--- BEGIN COLLECTED DATA ---

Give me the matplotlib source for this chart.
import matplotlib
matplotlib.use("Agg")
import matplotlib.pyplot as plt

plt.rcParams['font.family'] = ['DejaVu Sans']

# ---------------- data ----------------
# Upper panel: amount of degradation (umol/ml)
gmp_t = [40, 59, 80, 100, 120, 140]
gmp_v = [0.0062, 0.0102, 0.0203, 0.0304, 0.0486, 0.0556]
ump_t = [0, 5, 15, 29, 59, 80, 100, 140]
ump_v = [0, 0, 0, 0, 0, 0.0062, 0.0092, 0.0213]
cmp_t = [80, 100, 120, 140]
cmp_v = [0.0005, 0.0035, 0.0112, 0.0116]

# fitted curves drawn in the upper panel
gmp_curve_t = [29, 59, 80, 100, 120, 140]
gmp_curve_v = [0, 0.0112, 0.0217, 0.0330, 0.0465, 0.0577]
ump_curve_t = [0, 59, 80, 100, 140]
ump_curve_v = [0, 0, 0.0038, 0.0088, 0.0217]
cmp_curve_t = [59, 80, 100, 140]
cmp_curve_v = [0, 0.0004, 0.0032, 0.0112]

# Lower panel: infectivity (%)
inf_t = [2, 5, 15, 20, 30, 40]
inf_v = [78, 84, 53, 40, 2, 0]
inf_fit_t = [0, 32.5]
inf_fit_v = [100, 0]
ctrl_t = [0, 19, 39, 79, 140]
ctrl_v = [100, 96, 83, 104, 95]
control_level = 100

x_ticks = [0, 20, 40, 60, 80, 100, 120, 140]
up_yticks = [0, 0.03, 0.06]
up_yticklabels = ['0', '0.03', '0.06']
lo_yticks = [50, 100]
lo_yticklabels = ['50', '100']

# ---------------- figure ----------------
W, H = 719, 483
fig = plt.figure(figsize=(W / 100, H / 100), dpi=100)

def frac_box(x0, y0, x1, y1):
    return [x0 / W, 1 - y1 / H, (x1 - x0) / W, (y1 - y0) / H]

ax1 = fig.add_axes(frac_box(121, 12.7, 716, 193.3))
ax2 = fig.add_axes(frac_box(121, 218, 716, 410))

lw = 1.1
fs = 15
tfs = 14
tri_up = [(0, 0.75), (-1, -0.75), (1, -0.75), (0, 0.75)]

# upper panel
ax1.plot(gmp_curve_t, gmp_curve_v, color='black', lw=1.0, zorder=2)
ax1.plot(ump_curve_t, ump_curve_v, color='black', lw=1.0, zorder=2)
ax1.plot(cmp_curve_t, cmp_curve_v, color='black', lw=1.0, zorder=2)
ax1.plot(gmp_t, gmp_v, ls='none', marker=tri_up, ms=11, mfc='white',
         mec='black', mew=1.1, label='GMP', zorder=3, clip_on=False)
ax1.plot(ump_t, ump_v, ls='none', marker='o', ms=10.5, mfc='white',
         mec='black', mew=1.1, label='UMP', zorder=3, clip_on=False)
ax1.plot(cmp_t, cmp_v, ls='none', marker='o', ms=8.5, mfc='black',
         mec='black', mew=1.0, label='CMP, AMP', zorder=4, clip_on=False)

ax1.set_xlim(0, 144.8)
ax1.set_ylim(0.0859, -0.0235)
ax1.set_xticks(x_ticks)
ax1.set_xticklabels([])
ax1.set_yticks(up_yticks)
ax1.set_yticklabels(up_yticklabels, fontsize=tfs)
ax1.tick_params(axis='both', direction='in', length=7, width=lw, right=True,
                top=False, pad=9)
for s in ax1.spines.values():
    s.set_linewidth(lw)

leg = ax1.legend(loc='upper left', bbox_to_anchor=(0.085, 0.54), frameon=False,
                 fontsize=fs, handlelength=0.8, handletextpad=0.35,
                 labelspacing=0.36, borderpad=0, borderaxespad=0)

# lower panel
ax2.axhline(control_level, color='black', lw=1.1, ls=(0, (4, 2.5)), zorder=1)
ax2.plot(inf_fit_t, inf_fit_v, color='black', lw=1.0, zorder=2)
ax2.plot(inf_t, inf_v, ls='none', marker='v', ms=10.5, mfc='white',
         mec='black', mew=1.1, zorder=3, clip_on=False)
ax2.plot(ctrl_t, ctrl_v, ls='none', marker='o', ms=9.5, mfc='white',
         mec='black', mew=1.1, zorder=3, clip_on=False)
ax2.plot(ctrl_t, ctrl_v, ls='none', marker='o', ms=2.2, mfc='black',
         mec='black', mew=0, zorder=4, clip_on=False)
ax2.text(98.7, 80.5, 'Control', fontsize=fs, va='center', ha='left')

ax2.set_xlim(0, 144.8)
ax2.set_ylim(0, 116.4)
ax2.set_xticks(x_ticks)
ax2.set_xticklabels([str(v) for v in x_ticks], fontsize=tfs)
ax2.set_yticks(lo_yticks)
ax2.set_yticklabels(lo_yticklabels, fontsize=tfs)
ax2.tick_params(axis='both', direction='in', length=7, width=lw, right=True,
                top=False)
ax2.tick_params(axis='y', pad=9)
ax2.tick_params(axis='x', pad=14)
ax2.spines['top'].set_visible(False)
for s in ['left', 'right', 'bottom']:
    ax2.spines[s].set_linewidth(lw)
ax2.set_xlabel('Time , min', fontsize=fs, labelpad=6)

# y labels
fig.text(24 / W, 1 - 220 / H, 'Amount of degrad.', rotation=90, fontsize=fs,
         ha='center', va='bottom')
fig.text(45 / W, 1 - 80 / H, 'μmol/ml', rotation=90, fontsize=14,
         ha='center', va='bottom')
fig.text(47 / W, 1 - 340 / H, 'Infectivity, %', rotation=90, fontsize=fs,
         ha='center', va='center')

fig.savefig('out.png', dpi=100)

--- END COLLECTED DATA ---

▶ EXERCISE PROMPT:
Everything in the listing above should be restated exactly.

▶ PROBLEM SOLUTION:
Give me the matplotlib source for this chart.
import matplotlib
matplotlib.use("Agg")
import matplotlib.pyplot as plt

plt.rcParams['font.family'] = ['DejaVu Sans']

# ---------------- data ----------------
# Upper panel: amount of degradation (umol/ml)
gmp_t = [40, 59, 80, 100, 120, 140]
gmp_v = [0.0062, 0.0102, 0.0203, 0.0304, 0.0486, 0.0556]
ump_t = [0, 5, 15, 29, 59, 80, 100, 140]
ump_v = [0, 0, 0, 0, 0, 0.0062, 0.0092, 0.0213]
cmp_t = [80, 100, 120, 140]
cmp_v = [0.0005, 0.0035, 0.0112, 0.0116]

# fitted curves drawn in the upper panel
gmp_curve_t = [29, 59, 80, 100, 120, 140]
gmp_curve_v = [0, 0.0112, 0.0217, 0.0330, 0.0465, 0.0577]
ump_curve_t = [0, 59, 80, 100, 140]
ump_curve_v = [0, 0, 0.0038, 0.0088, 0.0217]
cmp_curve_t = [59, 80, 100, 140]
cmp_curve_v = [0, 0.0004, 0.0032, 0.0112]

# Lower panel: infectivity (%)
inf_t = [2, 5, 15, 20, 30, 40]
inf_v = [78, 84, 53, 40, 2, 0]
inf_fit_t = [0, 32.5]
inf_fit_v = [100, 0]
ctrl_t = [0, 19, 39, 79, 140]
ctrl_v = [100, 96, 83, 104, 95]
control_level = 100

x_ticks = [0, 20, 40, 60, 80, 100, 120, 140]
up_yticks = [0, 0.03, 0.06]
up_yticklabels = ['0', '0.03', '0.06']
lo_yticks = [50, 100]
lo_yticklabels = ['50', '100']

# ---------------- figure ----------------
W, H = 719, 483
fig = plt.figure(figsize=(W / 100, H / 100), dpi=100)

def frac_box(x0, y0, x1, y1):
    return [x0 / W, 1 - y1 / H, (x1 - x0) / W, (y1 - y0) / H]

ax1 = fig.add_axes(frac_box(121, 12.7, 716, 193.3))
ax2 = fig.add_axes(frac_box(121, 218, 716, 410))

lw = 1.1
fs = 15
tfs = 14
tri_up = [(0, 0.75), (-1, -0.75), (1, -0.75), (0, 0.75)]

# upper panel
ax1.plot(gmp_curve_t, gmp_curve_v, color='black', lw=1.0, zorder=2)
ax1.plot(ump_curve_t, ump_curve_v, color='black', lw=1.0, zorder=2)
ax1.plot(cmp_curve_t, cmp_curve_v, color='black', lw=1.0, zorder=2)
ax1.plot(gmp_t, gmp_v, ls='none', marker=tri_up, ms=11, mfc='white',
         mec='black', mew=1.1, label='GMP', zorder=3, clip_on=False)
ax1.plot(ump_t, ump_v, ls='none', marker='o', ms=10.5, mfc='white',
         mec='black', mew=1.1, label='UMP', zorder=3, clip_on=False)
ax1.plot(cmp_t, cmp_v, ls='none', marker='o', ms=8.5, mfc='black',
         mec='black', mew=1.0, label='CMP, AMP', zorder=4, clip_on=False)

ax1.set_xlim(0, 144.8)
ax1.set_ylim(0.0859, -0.0235)
ax1.set_xticks(x_ticks)
ax1.set_xticklabels([])
ax1.set_yticks(up_yticks)
ax1.set_yticklabels(up_yticklabels, fontsize=tfs)
ax1.tick_params(axis='both', direction='in', length=7, width=lw, right=True,
                top=False, pad=9)
for s in ax1.spines.values():
    s.set_linewidth(lw)

leg = ax1.legend(loc='upper left', bbox_to_anchor=(0.085, 0.54), frameon=False,
                 fontsize=fs, handlelength=0.8, handletextpad=0.35,
                 labelspacing=0.36, borderpad=0, borderaxespad=0)

# lower panel
ax2.axhline(control_level, color='black', lw=1.1, ls=(0, (4, 2.5)), zorder=1)
ax2.plot(inf_fit_t, inf_fit_v, color='black', lw=1.0, zorder=2)
ax2.plot(inf_t, inf_v, ls='none', marker='v', ms=10.5, mfc='white',
         mec='black', mew=1.1, zorder=3, clip_on=False)
ax2.plot(ctrl_t, ctrl_v, ls='none', marker='o', ms=9.5, mfc='white',
         mec='black', mew=1.1, zorder=3, clip_on=False)
ax2.plot(ctrl_t, ctrl_v, ls='none', marker='o', ms=2.2, mfc='black',
         mec='black', mew=0, zorder=4, clip_on=False)
ax2.text(98.7, 80.5, 'Control', fontsize=fs, va='center', ha='left')

ax2.set_xlim(0, 144.8)
ax2.set_ylim(0, 116.4)
ax2.set_xticks(x_ticks)
ax2.set_xticklabels([str(v) for v in x_ticks], fontsize=tfs)
ax2.set_yticks(lo_yticks)
ax2.set_yticklabels(lo_yticklabels, fontsize=tfs)
ax2.tick_params(axis='both', direction='in', length=7, width=lw, right=True,
                top=False)
ax2.tick_params(axis='y', pad=9)
ax2.tick_params(axis='x', pad=14)
ax2.spines['top'].set_visible(False)
for s in ['left', 'right', 'bottom']:
    ax2.spines[s].set_linewidth(lw)
ax2.set_xlabel('Time , min', fontsize=fs, labelpad=6)

# y labels
fig.text(24 / W, 1 - 220 / H, 'Amount of degrad.', rotation=90, fontsize=fs,
         ha='center', va='bottom')
fig.text(45 / W, 1 - 80 / H, 'μmol/ml', rotation=90, fontsize=14,
         ha='center', va='bottom')
fig.text(47 / W, 1 - 340 / H, 'Infectivity, %', rotation=90, fontsize=fs,
         ha='center', va='center')

fig.savefig('out.png', dpi=100)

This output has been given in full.